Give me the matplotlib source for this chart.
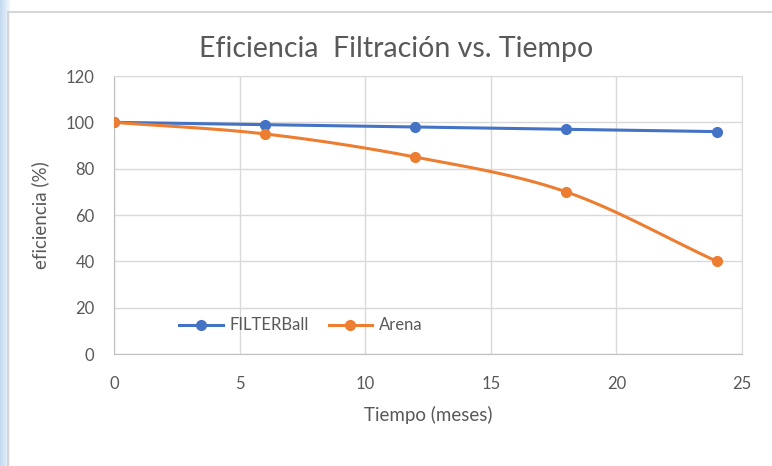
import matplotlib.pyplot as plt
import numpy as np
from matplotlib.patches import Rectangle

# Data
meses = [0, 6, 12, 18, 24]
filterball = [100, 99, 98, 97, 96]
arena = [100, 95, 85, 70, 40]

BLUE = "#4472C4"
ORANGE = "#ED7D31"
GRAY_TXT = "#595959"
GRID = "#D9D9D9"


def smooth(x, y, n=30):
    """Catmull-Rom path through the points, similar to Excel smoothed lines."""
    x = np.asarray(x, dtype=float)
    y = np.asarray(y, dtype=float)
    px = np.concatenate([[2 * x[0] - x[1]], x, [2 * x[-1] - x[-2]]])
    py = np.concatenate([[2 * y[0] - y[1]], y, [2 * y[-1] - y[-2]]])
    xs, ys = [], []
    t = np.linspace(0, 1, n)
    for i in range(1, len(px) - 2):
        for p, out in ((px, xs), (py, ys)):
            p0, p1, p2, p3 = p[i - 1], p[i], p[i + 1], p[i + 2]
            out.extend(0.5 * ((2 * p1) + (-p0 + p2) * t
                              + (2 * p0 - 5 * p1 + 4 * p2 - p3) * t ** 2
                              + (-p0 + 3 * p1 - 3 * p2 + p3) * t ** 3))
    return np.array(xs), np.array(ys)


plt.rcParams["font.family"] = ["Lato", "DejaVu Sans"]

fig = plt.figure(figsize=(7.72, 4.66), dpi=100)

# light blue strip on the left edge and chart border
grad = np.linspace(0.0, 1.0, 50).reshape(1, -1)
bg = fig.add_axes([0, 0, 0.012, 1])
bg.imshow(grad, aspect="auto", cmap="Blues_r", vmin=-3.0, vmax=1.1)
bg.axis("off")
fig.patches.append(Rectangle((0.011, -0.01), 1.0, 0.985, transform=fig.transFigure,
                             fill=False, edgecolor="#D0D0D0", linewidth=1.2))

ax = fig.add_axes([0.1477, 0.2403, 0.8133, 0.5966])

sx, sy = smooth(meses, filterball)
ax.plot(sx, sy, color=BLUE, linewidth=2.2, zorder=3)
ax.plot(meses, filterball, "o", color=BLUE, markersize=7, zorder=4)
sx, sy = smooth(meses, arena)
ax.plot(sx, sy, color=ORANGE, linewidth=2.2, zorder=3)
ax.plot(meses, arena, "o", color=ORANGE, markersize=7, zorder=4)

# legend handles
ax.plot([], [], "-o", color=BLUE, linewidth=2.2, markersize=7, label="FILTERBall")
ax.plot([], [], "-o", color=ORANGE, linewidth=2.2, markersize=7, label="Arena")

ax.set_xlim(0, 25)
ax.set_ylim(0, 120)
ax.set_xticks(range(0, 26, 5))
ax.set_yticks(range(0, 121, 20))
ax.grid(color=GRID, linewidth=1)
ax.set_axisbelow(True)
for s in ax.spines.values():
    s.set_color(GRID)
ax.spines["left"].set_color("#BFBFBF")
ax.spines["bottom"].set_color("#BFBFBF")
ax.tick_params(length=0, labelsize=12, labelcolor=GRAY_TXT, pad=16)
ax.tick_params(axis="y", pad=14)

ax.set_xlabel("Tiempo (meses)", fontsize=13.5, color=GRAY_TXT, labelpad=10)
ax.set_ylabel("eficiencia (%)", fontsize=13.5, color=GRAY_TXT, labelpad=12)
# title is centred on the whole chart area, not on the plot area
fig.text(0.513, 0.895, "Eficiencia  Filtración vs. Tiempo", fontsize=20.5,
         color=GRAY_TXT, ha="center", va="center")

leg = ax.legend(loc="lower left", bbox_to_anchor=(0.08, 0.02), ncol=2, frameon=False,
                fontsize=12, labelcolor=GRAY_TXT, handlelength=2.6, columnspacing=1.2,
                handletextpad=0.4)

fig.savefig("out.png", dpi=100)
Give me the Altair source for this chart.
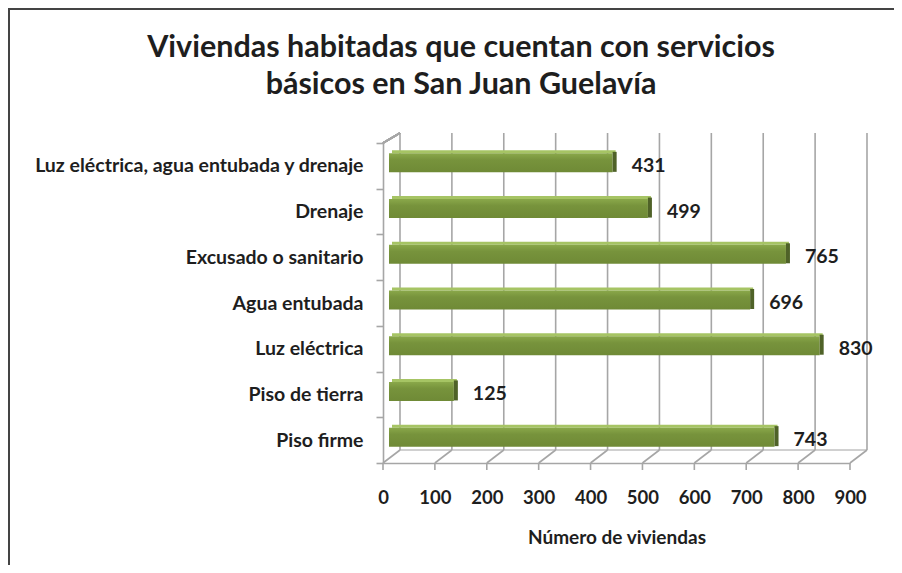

WHAT YOU ARE ASKED TO DO — Write out the full set of lines verbatim, without the pictures.

OUTPUT OF THE EXERCISE —
Give me the matplotlib source for this chart.
import matplotlib.pyplot as plt
import numpy as np
from matplotlib.patches import Rectangle

# Data
meses = [0, 6, 12, 18, 24]
filterball = [100, 99, 98, 97, 96]
arena = [100, 95, 85, 70, 40]

BLUE = "#4472C4"
ORANGE = "#ED7D31"
GRAY_TXT = "#595959"
GRID = "#D9D9D9"


def smooth(x, y, n=30):
    """Catmull-Rom path through the points, similar to Excel smoothed lines."""
    x = np.asarray(x, dtype=float)
    y = np.asarray(y, dtype=float)
    px = np.concatenate([[2 * x[0] - x[1]], x, [2 * x[-1] - x[-2]]])
    py = np.concatenate([[2 * y[0] - y[1]], y, [2 * y[-1] - y[-2]]])
    xs, ys = [], []
    t = np.linspace(0, 1, n)
    for i in range(1, len(px) - 2):
        for p, out in ((px, xs), (py, ys)):
            p0, p1, p2, p3 = p[i - 1], p[i], p[i + 1], p[i + 2]
            out.extend(0.5 * ((2 * p1) + (-p0 + p2) * t
                              + (2 * p0 - 5 * p1 + 4 * p2 - p3) * t ** 2
                              + (-p0 + 3 * p1 - 3 * p2 + p3) * t ** 3))
    return np.array(xs), np.array(ys)


plt.rcParams["font.family"] = ["Lato", "DejaVu Sans"]

fig = plt.figure(figsize=(7.72, 4.66), dpi=100)

# light blue strip on the left edge and chart border
grad = np.linspace(0.0, 1.0, 50).reshape(1, -1)
bg = fig.add_axes([0, 0, 0.012, 1])
bg.imshow(grad, aspect="auto", cmap="Blues_r", vmin=-3.0, vmax=1.1)
bg.axis("off")
fig.patches.append(Rectangle((0.011, -0.01), 1.0, 0.985, transform=fig.transFigure,
                             fill=False, edgecolor="#D0D0D0", linewidth=1.2))

ax = fig.add_axes([0.1477, 0.2403, 0.8133, 0.5966])

sx, sy = smooth(meses, filterball)
ax.plot(sx, sy, color=BLUE, linewidth=2.2, zorder=3)
ax.plot(meses, filterball, "o", color=BLUE, markersize=7, zorder=4)
sx, sy = smooth(meses, arena)
ax.plot(sx, sy, color=ORANGE, linewidth=2.2, zorder=3)
ax.plot(meses, arena, "o", color=ORANGE, markersize=7, zorder=4)

# legend handles
ax.plot([], [], "-o", color=BLUE, linewidth=2.2, markersize=7, label="FILTERBall")
ax.plot([], [], "-o", color=ORANGE, linewidth=2.2, markersize=7, label="Arena")

ax.set_xlim(0, 25)
ax.set_ylim(0, 120)
ax.set_xticks(range(0, 26, 5))
ax.set_yticks(range(0, 121, 20))
ax.grid(color=GRID, linewidth=1)
ax.set_axisbelow(True)
for s in ax.spines.values():
    s.set_color(GRID)
ax.spines["left"].set_color("#BFBFBF")
ax.spines["bottom"].set_color("#BFBFBF")
ax.tick_params(length=0, labelsize=12, labelcolor=GRAY_TXT, pad=16)
ax.tick_params(axis="y", pad=14)

ax.set_xlabel("Tiempo (meses)", fontsize=13.5, color=GRAY_TXT, labelpad=10)
ax.set_ylabel("eficiencia (%)", fontsize=13.5, color=GRAY_TXT, labelpad=12)
# title is centred on the whole chart area, not on the plot area
fig.text(0.513, 0.895, "Eficiencia  Filtración vs. Tiempo", fontsize=20.5,
         color=GRAY_TXT, ha="center", va="center")

leg = ax.legend(loc="lower left", bbox_to_anchor=(0.08, 0.02), ncol=2, frameon=False,
                fontsize=12, labelcolor=GRAY_TXT, handlelength=2.6, columnspacing=1.2,
                handletextpad=0.4)

fig.savefig("out.png", dpi=100)
Give me the Altair source for this chart.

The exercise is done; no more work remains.